**Data excerpt**
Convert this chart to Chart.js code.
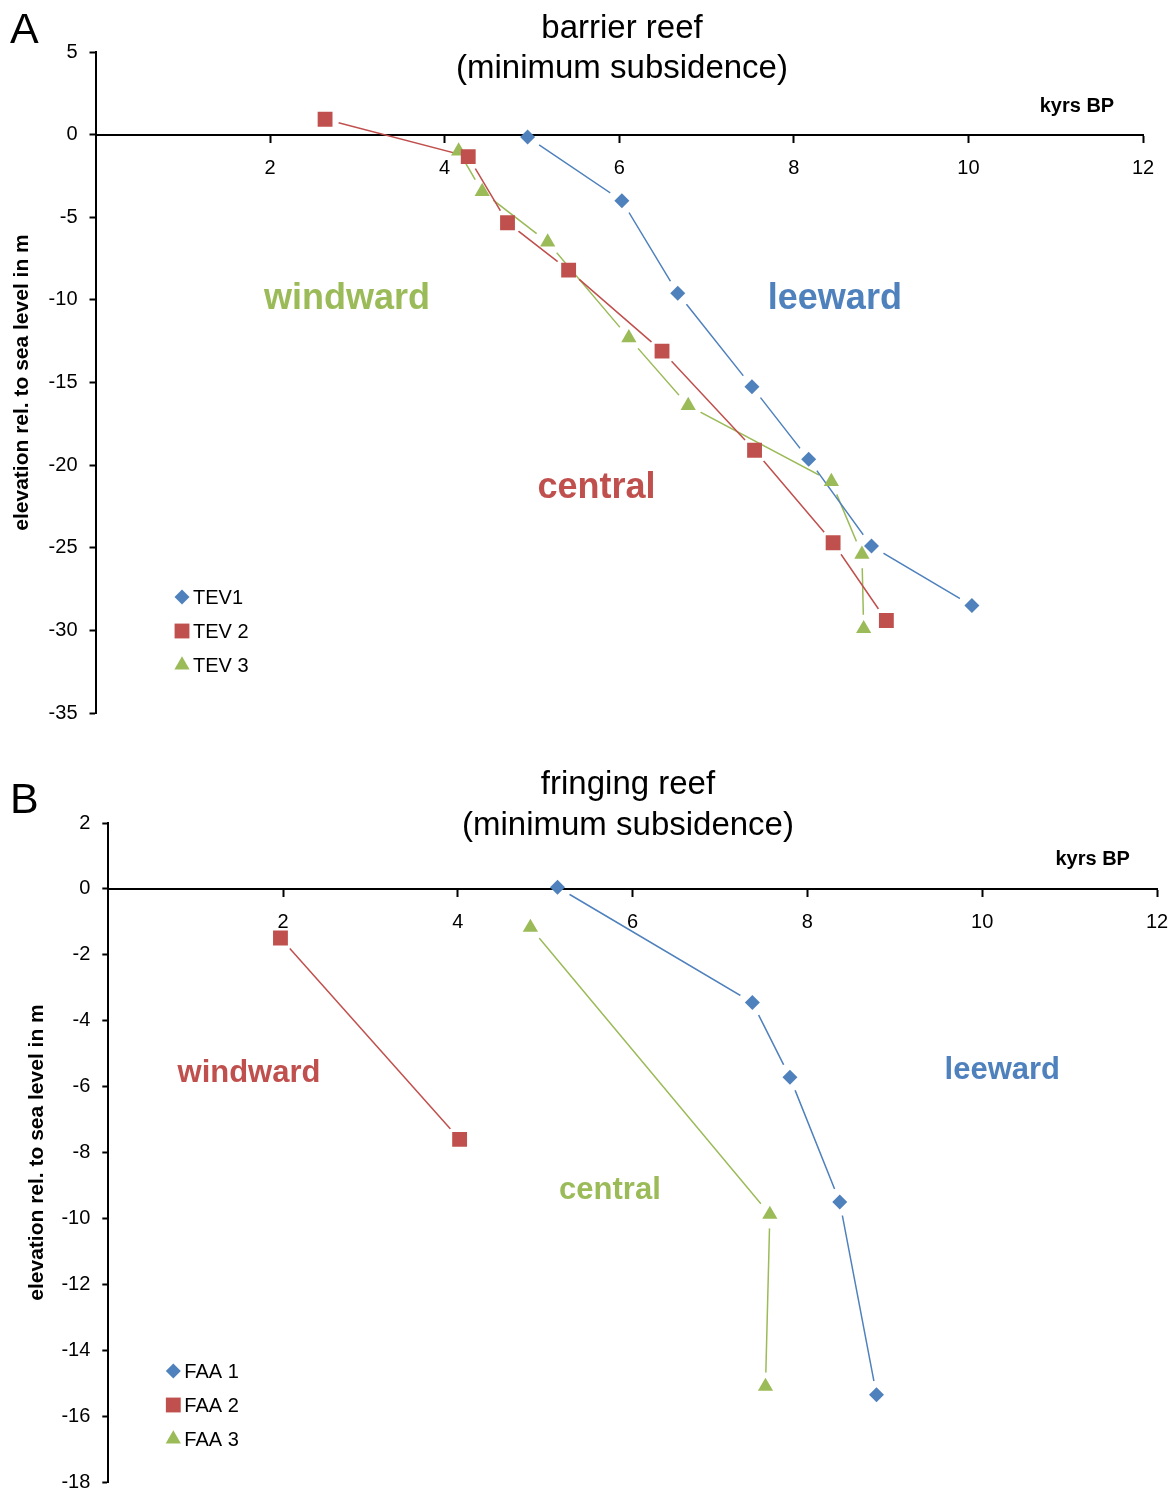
<!DOCTYPE html>
<html>
<head>
<meta charset="utf-8">
<script src="https://cdn.jsdelivr.net/npm/chart.js@4/dist/chart.umd.min.js"></script>
<style>
  html, body { margin: 0; padding: 0; background: #fff; overflow: hidden; }
  .panel { position: absolute; left: 0; }
  #panelA { top: 0; }
  #panelB { top: 745px; }
</style>
</head>
<body>
<div class="panel" id="panelA"><canvas id="chartA" width="1187" height="745"></canvas></div>
<div class="panel" id="panelB"><canvas id="chartB" width="1187" height="767"></canvas></div>
<script>
// --- A: barrier reef, age in kyrs BP vs elevation in m ---
const tev1Age  = [4.95, 6.03, 6.67, 7.52, 8.17, 8.89, 10.04];
const tev1Elev = [-0.15, -4.0, -9.6, -15.25, -19.65, -24.9, -28.5];
const tev2Age  = [2.63, 4.27, 4.72, 5.42, 6.49, 7.55, 8.45, 9.06];
const tev2Elev = [0.93, -1.33, -5.33, -8.2, -13.1, -19.1, -24.7, -29.4];
const tev3Age  = [4.16, 4.43, 5.18, 6.11, 6.79, 8.43, 8.78, 8.80];
const tev3Elev = [-1.0, -3.45, -6.5, -12.3, -16.4, -21.0, -25.4, -29.9];

// --- B: fringing reef ---
const faa1Age  = [5.14, 7.37, 7.80, 8.37, 8.79];
const faa1Elev = [0.05, -3.45, -5.72, -9.5, -15.35];
const faa2Age  = [1.97, 4.02];
const faa2Elev = [-1.49, -7.6];
const faa3Age  = [4.83, 7.57, 7.52];
const faa3Elev = [-1.17, -9.88, -15.1];

// tick labels
const ageTicks   = [2, 4, 6, 8, 10, 12];
const elevTicksA = [5, 0, -5, -10, -15, -20, -25, -30, -35];
const elevTicksB = [2, 0, -2, -4, -6, -8, -10, -12, -14, -16, -18];

const BLUE = "#4F81BD";
const RED = "#C0504D";
const GREEN = "#9BBB59";
const FONT = '"Liberation Sans", Arial, Helvetica, sans-serif';

Chart.defaults.font.family = FONT;
Chart.defaults.color = "#000";

const MARKERS = {
    diamond: { pointStyle: "rectRot", radius: 7.5 },
    square: { pointStyle: "rect", radius: 10.5 },
    triangle: { pointStyle: "triangle", radius: 8.8 },
};
const GAP = 14;

function toPoints(xs, ys) {
    return xs.map((x, i) => ({ x: x, y: ys[i] }));
}

// every series = a gapped line (under) + its markers (over)
function buildDatasets(series) {
    const sets = [];
    series.forEach(s => {
        const pts = toPoints(s.age, s.elev);
        sets.push({
            data: pts,
            showLine: true,
            borderColor: s.color,
            borderWidth: 1.5,
            pointRadius: 0,
            pointHoverRadius: 0,
            order: 2,
            gapLine: true,
        });
        sets.push({
            label: s.label,
            data: pts,
            showLine: false,
            pointStyle: MARKERS[s.marker].pointStyle,
            pointRadius: MARKERS[s.marker].radius,
            pointHoverRadius: MARKERS[s.marker].radius,
            pointBorderWidth: 0,
            backgroundColor: s.color,
            borderColor: s.color,
            order: 1,
        });
    });
    return sets;
}

// leave a white gap round each marker, like the original
const markerGap = {
    id: "markerGap",
    beforeDatasetDraw(chart, args) {
        const ds = chart.data.datasets[args.index];
        if (!ds.gapLine) return;
        const ctx = chart.ctx;
        ctx.save();
        ctx.beginPath();
        ctx.rect(0, 0, chart.width, chart.height);
        args.meta.data.forEach(p => {
            ctx.moveTo(p.x + GAP, p.y);
            ctx.arc(p.x, p.y, GAP, 0, Math.PI * 2);
        });
        ctx.clip("evenodd");
    },
    afterDatasetDraw(chart, args) {
        if (chart.data.datasets[args.index].gapLine) chart.ctx.restore();
    },
};

function drawMarker(ctx, marker, x, y) {
    const r = MARKERS[marker].radius;
    ctx.beginPath();
    if (marker === "diamond") {
        ctx.moveTo(x, y - r); ctx.lineTo(x + r, y); ctx.lineTo(x, y + r); ctx.lineTo(x - r, y);
    } else if (marker === "square") {
        const h = r * Math.SQRT1_2;
        ctx.rect(x - h, y - h, 2 * h, 2 * h);
    } else {
        ctx.moveTo(x, y - r);
        ctx.lineTo(x + r * Math.sqrt(3) / 2, y + r / 2);
        ctx.lineTo(x - r * Math.sqrt(3) / 2, y + r / 2);
    }
    ctx.closePath();
    ctx.fill();
}

// titles, panel letter, region labels, unit and legend
const decor = {
    id: "decor",
    afterDraw(chart, args, o) {
        const ctx = chart.ctx;
        const xs = chart.scales.x, ys = chart.scales.y;
        ctx.save();
        ctx.fillStyle = "#000";
        ctx.textAlign = "left";
        ctx.textBaseline = "alphabetic";
        ctx.font = "43px " + FONT;
        ctx.fillText(o.letter, o.letterX, o.letterY);

        ctx.textAlign = "center";
        ctx.textBaseline = "middle";
        ctx.font = "33px " + FONT;
        o.title.forEach((t, i) => ctx.fillText(t, o.titleX, o.titleY[i]));

        ctx.font = "bold 20px " + FONT;
        ctx.textAlign = "right";
        ctx.textBaseline = "alphabetic";
        ctx.fillText("kyrs BP", xs.getPixelForValue(o.unitAt[0]), ys.getPixelForValue(o.unitAt[1]));

        ctx.textAlign = "center";
        ctx.textBaseline = "middle";
        o.regions.forEach(r => {
            ctx.font = "bold " + o.regionSize + "px " + FONT;
            ctx.fillStyle = r.color;
            ctx.fillText(r.text, xs.getPixelForValue(r.x), ys.getPixelForValue(r.y) + 3);
        });

        ctx.font = "20px " + FONT;
        ctx.textAlign = "left";
        const lx = chart.chartArea.left + o.legend.dx;
        let ly = chart.chartArea.top + o.legend.dy;
        o.series.forEach(s => {
            ctx.fillStyle = s.color;
            drawMarker(ctx, s.marker, lx, ly);
            ctx.fillStyle = "#000";
            ctx.fillText(s.label, lx + 11, ly + 1);
            ly += 34;
        });
        ctx.restore();
    },
};

function makeChart(id, series, yMin, yMax, yTicks, yWidth, yTitlePad, padding, decorOpts) {
    decorOpts.series = series;
    return new Chart(document.getElementById(id), {
        type: "scatter",
        data: { datasets: buildDatasets(series) },
        options: {
            responsive: false,
            animation: false,
            events: [],
            layout: { padding: padding },
            plugins: {
                legend: { display: false },
                tooltip: { enabled: false },
                title: { display: false },
                decor: decorOpts,
            },
            scales: {
                x: {
                    type: "linear",
                    position: { y: 0 },
                    min: 0,
                    max: 12,
                    afterBuildTicks: s => { s.ticks = ageTicks.map(v => ({ value: v })); },
                    border: { color: "#000", width: 2 },
                    grid: { drawOnChartArea: false, tickLength: 7, tickColor: "#000", tickWidth: 2 },
                    ticks: { color: "#000", font: { size: 20 }, padding: 15, maxRotation: 0 },
                },
                y: {
                    type: "linear",
                    position: "left",
                    min: yMin,
                    max: yMax,
                    afterBuildTicks: s => { s.ticks = yTicks.map(v => ({ value: v })); },
                    afterFit: s => { s.width = yWidth; },
                    border: { color: "#000", width: 2 },
                    grid: { drawOnChartArea: false, tickLength: 6, tickColor: "#000", tickWidth: 2 },
                    ticks: { color: "#000", font: { size: 20 }, padding: 12 },
                    title: {
                        display: true,
                        text: "elevation rel. to sea level in m",
                        color: "#000",
                        font: { size: 21, weight: "bold" },
                        padding: { top: yTitlePad, bottom: 0 },
                    },
                },
            },
        },
        plugins: [markerGap, decor],
    });
}

document.addEventListener("DOMContentLoaded", function () {
    // --- Chart A: barrier reef ---
    makeChart("chartA", [
        { label: "TEV1", age: tev1Age, elev: tev1Elev, color: BLUE, marker: "diamond" },
        { label: "TEV 2", age: tev2Age, elev: tev2Elev, color: RED, marker: "square" },
        { label: "TEV 3", age: tev3Age, elev: tev3Elev, color: GREEN, marker: "triangle" },
    ], -35, 5, elevTicksA, 95.5, 10, { left: 0, right: 44, top: 52, bottom: 32 }, {
        letter: "A", letterX: 10, letterY: 43,
        title: ["barrier reef", "(minimum subsidence)"], titleX: 622, titleY: [29, 69],
        unitAt: [11.67, 1.38],
        regionSize: 36,
        regions: [
            { text: "windward", x: 2.88, y: -9.78, color: GREEN },
            { text: "leeward", x: 8.47, y: -9.78, color: BLUE },
            { text: "central", x: 5.74, y: -21.2, color: RED },
        ],
        legend: { dx: 86.5, dy: 545 },
    });

    // --- Chart B: fringing reef ---
    makeChart("chartB", [
        { label: "FAA 1", age: faa1Age, elev: faa1Elev, color: BLUE, marker: "diamond" },
        { label: "FAA 2", age: faa2Age, elev: faa2Elev, color: RED, marker: "square" },
        { label: "FAA 3", age: faa3Age, elev: faa3Elev, color: GREEN, marker: "triangle" },
    ], -18, 2, elevTicksB, 108.3, 25, { left: 0, right: 30, top: 78, bottom: 30 }, {
        letter: "B", letterX: 10, letterY: 68,
        title: ["fringing reef", "(minimum subsidence)"], titleX: 628, titleY: [40, 81],
        unitAt: [11.69, 0.73],
        regionSize: 31,
        regions: [
            { text: "windward", x: 1.61, y: -5.52, color: RED },
            { text: "leeward", x: 10.23, y: -5.42, color: BLUE },
            { text: "central", x: 5.74, y: -9.06, color: GREEN },
        ],
        legend: { dx: 65, dy: 548 },
    });
});
</script>
</body>
</html>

**Given problem**
Print, exactly as written, the lines above from the first one to the one containing "-21.0, -25.4, -29.9];". Leave out pictures.

**Expected answer**
Convert this chart to Chart.js code.
<!DOCTYPE html>
<html>
<head>
<meta charset="utf-8">
<script src="https://cdn.jsdelivr.net/npm/chart.js@4/dist/chart.umd.min.js"></script>
<style>
  html, body { margin: 0; padding: 0; background: #fff; overflow: hidden; }
  .panel { position: absolute; left: 0; }
  #panelA { top: 0; }
  #panelB { top: 745px; }
</style>
</head>
<body>
<div class="panel" id="panelA"><canvas id="chartA" width="1187" height="745"></canvas></div>
<div class="panel" id="panelB"><canvas id="chartB" width="1187" height="767"></canvas></div>
<script>
// --- A: barrier reef, age in kyrs BP vs elevation in m ---
const tev1Age  = [4.95, 6.03, 6.67, 7.52, 8.17, 8.89, 10.04];
const tev1Elev = [-0.15, -4.0, -9.6, -15.25, -19.65, -24.9, -28.5];
const tev2Age  = [2.63, 4.27, 4.72, 5.42, 6.49, 7.55, 8.45, 9.06];
const tev2Elev = [0.93, -1.33, -5.33, -8.2, -13.1, -19.1, -24.7, -29.4];
const tev3Age  = [4.16, 4.43, 5.18, 6.11, 6.79, 8.43, 8.78, 8.80];
const tev3Elev = [-1.0, -3.45, -6.5, -12.3, -16.4, -21.0, -25.4, -29.9];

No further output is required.